-- start of Given information --

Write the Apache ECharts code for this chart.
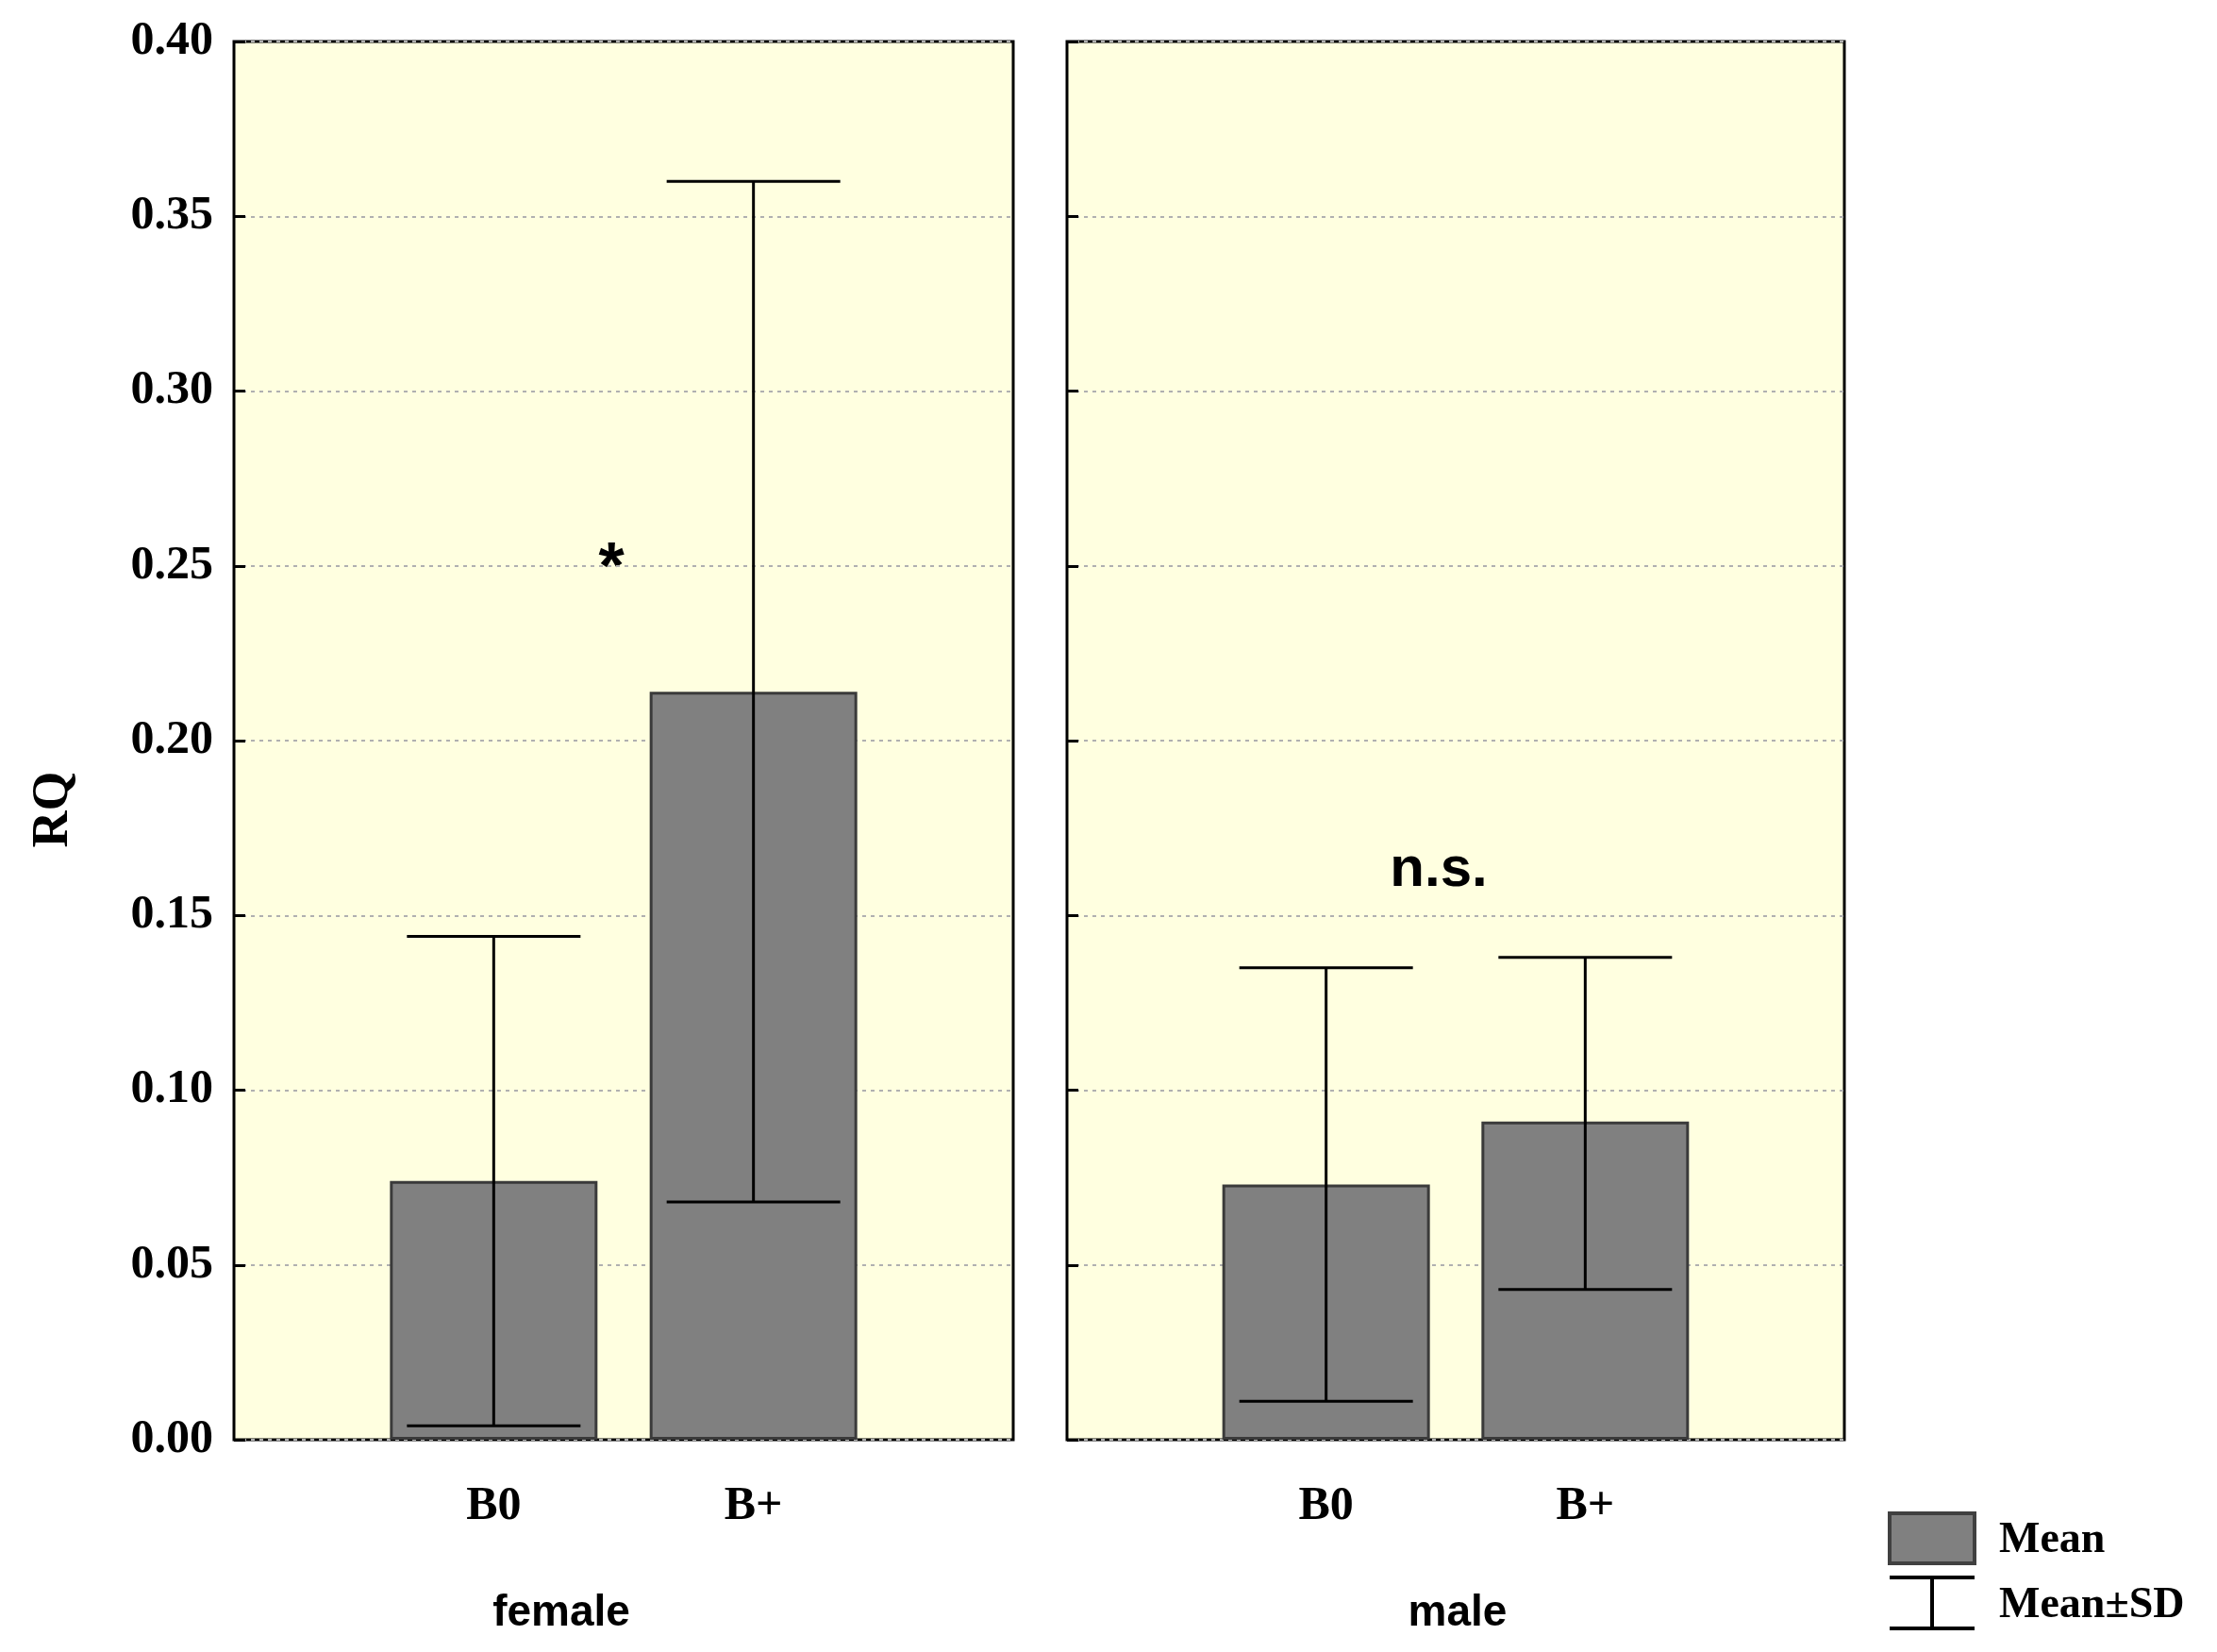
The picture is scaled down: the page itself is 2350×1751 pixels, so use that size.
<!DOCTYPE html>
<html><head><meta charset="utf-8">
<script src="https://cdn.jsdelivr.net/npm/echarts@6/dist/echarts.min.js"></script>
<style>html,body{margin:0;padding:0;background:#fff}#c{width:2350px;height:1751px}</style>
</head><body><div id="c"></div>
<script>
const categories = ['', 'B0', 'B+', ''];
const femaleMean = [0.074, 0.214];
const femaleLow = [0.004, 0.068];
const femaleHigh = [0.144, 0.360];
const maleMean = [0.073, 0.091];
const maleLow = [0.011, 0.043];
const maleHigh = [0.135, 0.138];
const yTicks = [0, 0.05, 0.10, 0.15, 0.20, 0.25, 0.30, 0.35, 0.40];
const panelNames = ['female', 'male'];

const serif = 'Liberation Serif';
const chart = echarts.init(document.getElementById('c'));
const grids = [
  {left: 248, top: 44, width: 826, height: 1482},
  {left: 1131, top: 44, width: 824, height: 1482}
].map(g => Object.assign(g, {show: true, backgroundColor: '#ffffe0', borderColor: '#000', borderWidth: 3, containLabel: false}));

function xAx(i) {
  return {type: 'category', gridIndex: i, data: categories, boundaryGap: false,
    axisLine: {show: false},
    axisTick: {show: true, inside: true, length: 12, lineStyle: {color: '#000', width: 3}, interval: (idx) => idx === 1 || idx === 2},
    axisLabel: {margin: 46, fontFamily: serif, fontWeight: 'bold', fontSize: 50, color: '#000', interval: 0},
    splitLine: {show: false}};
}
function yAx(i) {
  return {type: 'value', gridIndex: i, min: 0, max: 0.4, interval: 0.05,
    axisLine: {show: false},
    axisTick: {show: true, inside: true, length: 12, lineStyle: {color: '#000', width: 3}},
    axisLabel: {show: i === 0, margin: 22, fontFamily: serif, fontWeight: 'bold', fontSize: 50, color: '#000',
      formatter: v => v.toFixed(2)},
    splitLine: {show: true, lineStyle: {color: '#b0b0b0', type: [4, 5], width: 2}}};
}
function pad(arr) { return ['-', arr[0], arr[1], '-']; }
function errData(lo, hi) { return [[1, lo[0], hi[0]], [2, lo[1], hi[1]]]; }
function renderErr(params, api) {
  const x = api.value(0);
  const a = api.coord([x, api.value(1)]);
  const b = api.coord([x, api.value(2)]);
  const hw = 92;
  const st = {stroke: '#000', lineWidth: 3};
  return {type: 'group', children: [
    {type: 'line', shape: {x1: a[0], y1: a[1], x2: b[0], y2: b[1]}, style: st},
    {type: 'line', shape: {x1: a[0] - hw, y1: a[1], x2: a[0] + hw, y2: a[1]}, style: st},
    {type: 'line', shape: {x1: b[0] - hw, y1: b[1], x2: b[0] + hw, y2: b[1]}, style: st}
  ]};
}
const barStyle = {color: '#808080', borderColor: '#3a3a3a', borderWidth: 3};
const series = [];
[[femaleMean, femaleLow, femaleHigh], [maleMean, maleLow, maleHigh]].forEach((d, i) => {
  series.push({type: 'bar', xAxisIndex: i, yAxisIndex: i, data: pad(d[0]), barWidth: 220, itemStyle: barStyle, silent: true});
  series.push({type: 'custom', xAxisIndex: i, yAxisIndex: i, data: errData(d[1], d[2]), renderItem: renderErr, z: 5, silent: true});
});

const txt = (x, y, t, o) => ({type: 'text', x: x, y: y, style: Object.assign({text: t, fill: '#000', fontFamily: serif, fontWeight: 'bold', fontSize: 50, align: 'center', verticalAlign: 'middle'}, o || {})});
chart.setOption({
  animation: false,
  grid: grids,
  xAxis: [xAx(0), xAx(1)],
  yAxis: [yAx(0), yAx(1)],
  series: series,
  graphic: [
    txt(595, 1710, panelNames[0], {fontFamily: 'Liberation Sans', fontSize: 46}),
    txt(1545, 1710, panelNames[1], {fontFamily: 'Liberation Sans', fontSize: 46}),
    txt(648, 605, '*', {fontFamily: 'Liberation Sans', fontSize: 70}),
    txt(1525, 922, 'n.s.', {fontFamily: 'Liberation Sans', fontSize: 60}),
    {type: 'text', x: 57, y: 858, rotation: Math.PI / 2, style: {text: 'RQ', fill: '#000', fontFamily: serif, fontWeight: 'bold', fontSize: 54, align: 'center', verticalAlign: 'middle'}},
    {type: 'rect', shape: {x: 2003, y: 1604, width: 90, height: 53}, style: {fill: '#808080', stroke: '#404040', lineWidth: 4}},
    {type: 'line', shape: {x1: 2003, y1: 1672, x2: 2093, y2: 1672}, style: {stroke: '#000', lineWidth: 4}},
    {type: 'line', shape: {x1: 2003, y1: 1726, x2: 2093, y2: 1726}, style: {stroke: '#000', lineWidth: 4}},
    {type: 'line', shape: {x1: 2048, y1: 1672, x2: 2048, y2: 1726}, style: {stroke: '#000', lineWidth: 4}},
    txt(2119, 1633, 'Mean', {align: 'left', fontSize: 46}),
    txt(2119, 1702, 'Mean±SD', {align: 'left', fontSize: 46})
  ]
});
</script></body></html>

-- end of Given information --

# Required work
Only the lines from the start of the material through the line containing "const panelNames = ['female', 'male'];" should be transcribed. Pictures stay out.

# Answer in full
Write the Apache ECharts code for this chart.
The picture is scaled down: the page itself is 2350×1751 pixels, so use that size.
<!DOCTYPE html>
<html><head><meta charset="utf-8">
<script src="https://cdn.jsdelivr.net/npm/echarts@6/dist/echarts.min.js"></script>
<style>html,body{margin:0;padding:0;background:#fff}#c{width:2350px;height:1751px}</style>
</head><body><div id="c"></div>
<script>
const categories = ['', 'B0', 'B+', ''];
const femaleMean = [0.074, 0.214];
const femaleLow = [0.004, 0.068];
const femaleHigh = [0.144, 0.360];
const maleMean = [0.073, 0.091];
const maleLow = [0.011, 0.043];
const maleHigh = [0.135, 0.138];
const yTicks = [0, 0.05, 0.10, 0.15, 0.20, 0.25, 0.30, 0.35, 0.40];
const panelNames = ['female', 'male'];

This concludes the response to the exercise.